What to do
Leave out any picture and return the remaining listing below exactly as given.

Source data
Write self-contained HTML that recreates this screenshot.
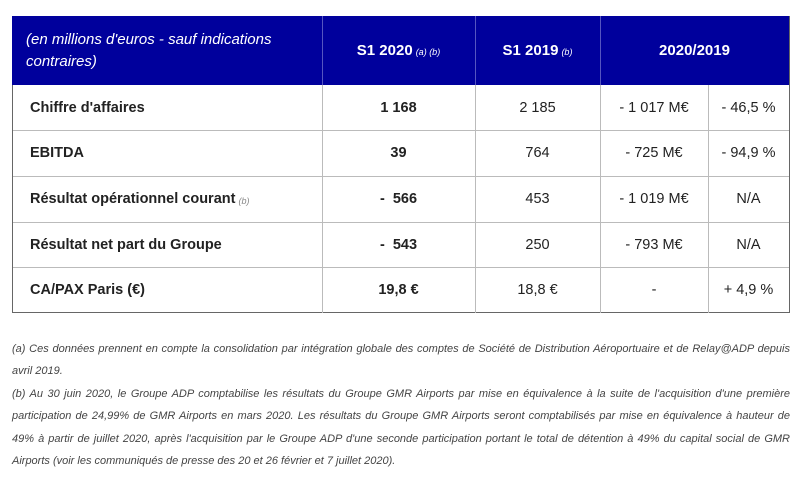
<!DOCTYPE html>
<html><head><meta charset="utf-8"><style>
body{margin:0;width:800px;height:485px;background:#fff;font-family:"Liberation Sans",sans-serif;position:relative;overflow:hidden}
.c{position:absolute;box-sizing:border-box;display:flex;align-items:center;justify-content:center;font-size:14.5px;color:#222}
.hd{background:#00009c;color:#fff;font-weight:bold;font-size:15px}
.lb{justify-content:flex-start;padding-left:18px;font-weight:bold;color:#222}
.b{font-weight:bold}
.sm{font-style:italic;font-weight:normal;font-size:9px;margin-left:3px;margin-top:3px}
.hl{position:absolute;background:#bbb;height:1px;left:12px;width:777px}
.vl{position:absolute;background:#bbb;width:1px}
.fn{position:absolute;left:12px;width:778px;font-size:11px;font-style:italic;color:#444;line-height:22.3px;text-align:justify}
</style></head><body>
<div>
<div class="c hd" style="left:12px;top:16px;width:310px;height:69px;justify-content:flex-start;padding-left:14px;font-weight:normal;font-style:italic;font-size:15px;line-height:22px">(en millions d'euros - sauf indications contraires)</div>
<div class="c hd" style="left:322px;top:16px;width:153px;height:69px">S1 2020<span class="sm">(a) (b)</span></div>
<div class="c hd" style="left:475px;top:16px;width:125px;height:69px">S1 2019<span class="sm">(b)</span></div>
<div class="c hd" style="left:600px;top:16px;width:189px;height:69px">2020/2019</div>
<div class="vl" style="left:322px;top:16px;height:69px;background:#5555c0"></div>
<div class="vl" style="left:475px;top:16px;height:69px;background:#5555c0"></div>
<div class="vl" style="left:600px;top:16px;height:69px;background:#5555c0"></div>

<div class="c lb" style="left:12px;top:85px;width:310px;height:45px">Chiffre d'affaires</div>
<div class="c b" style="left:322px;top:85px;width:153px;height:45px">1 168</div>
<div class="c" style="left:475px;top:85px;width:125px;height:45px">2 185</div>
<div class="c" style="left:600px;top:85px;width:108px;height:45px">- 1 017 M€</div>
<div class="c" style="left:708px;top:85px;width:81px;height:45px">- 46,5 %</div>

<div class="c lb" style="left:12px;top:130px;width:310px;height:46px">EBITDA</div>
<div class="c b" style="left:322px;top:130px;width:153px;height:46px">39</div>
<div class="c" style="left:475px;top:130px;width:125px;height:46px">764</div>
<div class="c" style="left:600px;top:130px;width:108px;height:46px">- 725 M€</div>
<div class="c" style="left:708px;top:130px;width:81px;height:46px">- 94,9 %</div>

<div class="c lb" style="left:12px;top:176px;width:310px;height:46px">Résultat opérationnel courant<span class="sm" style="color:#888">(b)</span></div>
<div class="c b" style="left:322px;top:176px;width:153px;height:46px;white-space:pre">-  566</div>
<div class="c" style="left:475px;top:176px;width:125px;height:46px">453</div>
<div class="c" style="left:600px;top:176px;width:108px;height:46px">- 1 019 M€</div>
<div class="c" style="left:708px;top:176px;width:81px;height:46px">N/A</div>

<div class="c lb" style="left:12px;top:222px;width:310px;height:45px">Résultat net part du Groupe</div>
<div class="c b" style="left:322px;top:222px;width:153px;height:45px;white-space:pre">-  543</div>
<div class="c" style="left:475px;top:222px;width:125px;height:45px">250</div>
<div class="c" style="left:600px;top:222px;width:108px;height:45px">- 793 M€</div>
<div class="c" style="left:708px;top:222px;width:81px;height:45px">N/A</div>

<div class="c lb" style="left:12px;top:267px;width:310px;height:45px">CA/PAX Paris (€)</div>
<div class="c b" style="left:322px;top:267px;width:153px;height:45px">19,8 €</div>
<div class="c" style="left:475px;top:267px;width:125px;height:45px">18,8 €</div>
<div class="c" style="left:600px;top:267px;width:108px;height:45px">-</div>
<div class="c" style="left:708px;top:267px;width:81px;height:45px">+ 4,9 %</div>

<div class="hl" style="top:130px"></div>
<div class="hl" style="top:176px"></div>
<div class="hl" style="top:222px"></div>
<div class="hl" style="top:267px"></div>
<div class="hl" style="top:312px;background:#666"></div>
<div class="vl" style="left:12px;top:85px;height:228px;background:#666"></div>
<div class="vl" style="left:789px;top:16px;height:297px;background:#666"></div>
<div class="vl" style="left:322px;top:85px;height:228px"></div>
<div class="vl" style="left:475px;top:85px;height:228px"></div>
<div class="vl" style="left:600px;top:85px;height:228px"></div>
<div class="vl" style="left:708px;top:85px;height:228px"></div>
</div>

<div class="fn" style="top:338px">(a) Ces données prennent en compte la consolidation par intégration globale des comptes de Société de Distribution Aéroportuaire et de Relay@ADP depuis avril 2019.</div>
<div class="fn" style="top:383px">(b) Au 30 juin 2020, le Groupe ADP comptabilise les résultats du Groupe GMR Airports par mise en équivalence à la suite de l'acquisition d'une première participation de 24,99% de GMR Airports en mars 2020. Les résultats du Groupe GMR Airports seront comptabilisés par mise en équivalence à hauteur de 49% à partir de juillet 2020, après l'acquisition par le Groupe ADP d'une seconde participation portant le total de détention à 49% du capital social de GMR Airports (voir les communiqués de presse des 20 et 26 février et 7 juillet 2020).</div>
</body></html>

Exercise answer
Write self-contained HTML that recreates this screenshot.
<!DOCTYPE html>
<html><head><meta charset="utf-8"><style>
body{margin:0;width:800px;height:485px;background:#fff;font-family:"Liberation Sans",sans-serif;position:relative;overflow:hidden}
.c{position:absolute;box-sizing:border-box;display:flex;align-items:center;justify-content:center;font-size:14.5px;color:#222}
.hd{background:#00009c;color:#fff;font-weight:bold;font-size:15px}
.lb{justify-content:flex-start;padding-left:18px;font-weight:bold;color:#222}
.b{font-weight:bold}
.sm{font-style:italic;font-weight:normal;font-size:9px;margin-left:3px;margin-top:3px}
.hl{position:absolute;background:#bbb;height:1px;left:12px;width:777px}
.vl{position:absolute;background:#bbb;width:1px}
.fn{position:absolute;left:12px;width:778px;font-size:11px;font-style:italic;color:#444;line-height:22.3px;text-align:justify}
</style></head><body>
<div>
<div class="c hd" style="left:12px;top:16px;width:310px;height:69px;justify-content:flex-start;padding-left:14px;font-weight:normal;font-style:italic;font-size:15px;line-height:22px">(en millions d'euros - sauf indications contraires)</div>
<div class="c hd" style="left:322px;top:16px;width:153px;height:69px">S1 2020<span class="sm">(a) (b)</span></div>
<div class="c hd" style="left:475px;top:16px;width:125px;height:69px">S1 2019<span class="sm">(b)</span></div>
<div class="c hd" style="left:600px;top:16px;width:189px;height:69px">2020/2019</div>
<div class="vl" style="left:322px;top:16px;height:69px;background:#5555c0"></div>
<div class="vl" style="left:475px;top:16px;height:69px;background:#5555c0"></div>
<div class="vl" style="left:600px;top:16px;height:69px;background:#5555c0"></div>

<div class="c lb" style="left:12px;top:85px;width:310px;height:45px">Chiffre d'affaires</div>
<div class="c b" style="left:322px;top:85px;width:153px;height:45px">1 168</div>
<div class="c" style="left:475px;top:85px;width:125px;height:45px">2 185</div>
<div class="c" style="left:600px;top:85px;width:108px;height:45px">- 1 017 M€</div>
<div class="c" style="left:708px;top:85px;width:81px;height:45px">- 46,5 %</div>

<div class="c lb" style="left:12px;top:130px;width:310px;height:46px">EBITDA</div>
<div class="c b" style="left:322px;top:130px;width:153px;height:46px">39</div>
<div class="c" style="left:475px;top:130px;width:125px;height:46px">764</div>
<div class="c" style="left:600px;top:130px;width:108px;height:46px">- 725 M€</div>
<div class="c" style="left:708px;top:130px;width:81px;height:46px">- 94,9 %</div>

<div class="c lb" style="left:12px;top:176px;width:310px;height:46px">Résultat opérationnel courant<span class="sm" style="color:#888">(b)</span></div>
<div class="c b" style="left:322px;top:176px;width:153px;height:46px;white-space:pre">-  566</div>
<div class="c" style="left:475px;top:176px;width:125px;height:46px">453</div>
<div class="c" style="left:600px;top:176px;width:108px;height:46px">- 1 019 M€</div>
<div class="c" style="left:708px;top:176px;width:81px;height:46px">N/A</div>

<div class="c lb" style="left:12px;top:222px;width:310px;height:45px">Résultat net part du Groupe</div>
<div class="c b" style="left:322px;top:222px;width:153px;height:45px;white-space:pre">-  543</div>
<div class="c" style="left:475px;top:222px;width:125px;height:45px">250</div>
<div class="c" style="left:600px;top:222px;width:108px;height:45px">- 793 M€</div>
<div class="c" style="left:708px;top:222px;width:81px;height:45px">N/A</div>

<div class="c lb" style="left:12px;top:267px;width:310px;height:45px">CA/PAX Paris (€)</div>
<div class="c b" style="left:322px;top:267px;width:153px;height:45px">19,8 €</div>
<div class="c" style="left:475px;top:267px;width:125px;height:45px">18,8 €</div>
<div class="c" style="left:600px;top:267px;width:108px;height:45px">-</div>
<div class="c" style="left:708px;top:267px;width:81px;height:45px">+ 4,9 %</div>

<div class="hl" style="top:130px"></div>
<div class="hl" style="top:176px"></div>
<div class="hl" style="top:222px"></div>
<div class="hl" style="top:267px"></div>
<div class="hl" style="top:312px;background:#666"></div>
<div class="vl" style="left:12px;top:85px;height:228px;background:#666"></div>
<div class="vl" style="left:789px;top:16px;height:297px;background:#666"></div>
<div class="vl" style="left:322px;top:85px;height:228px"></div>
<div class="vl" style="left:475px;top:85px;height:228px"></div>
<div class="vl" style="left:600px;top:85px;height:228px"></div>
<div class="vl" style="left:708px;top:85px;height:228px"></div>
</div>

<div class="fn" style="top:338px">(a) Ces données prennent en compte la consolidation par intégration globale des comptes de Société de Distribution Aéroportuaire et de Relay@ADP depuis avril 2019.</div>
<div class="fn" style="top:383px">(b) Au 30 juin 2020, le Groupe ADP comptabilise les résultats du Groupe GMR Airports par mise en équivalence à la suite de l'acquisition d'une première participation de 24,99% de GMR Airports en mars 2020. Les résultats du Groupe GMR Airports seront comptabilisés par mise en équivalence à hauteur de 49% à partir de juillet 2020, après l'acquisition par le Groupe ADP d'une seconde participation portant le total de détention à 49% du capital social de GMR Airports (voir les communiqués de presse des 20 et 26 février et 7 juillet 2020).</div>
</body></html>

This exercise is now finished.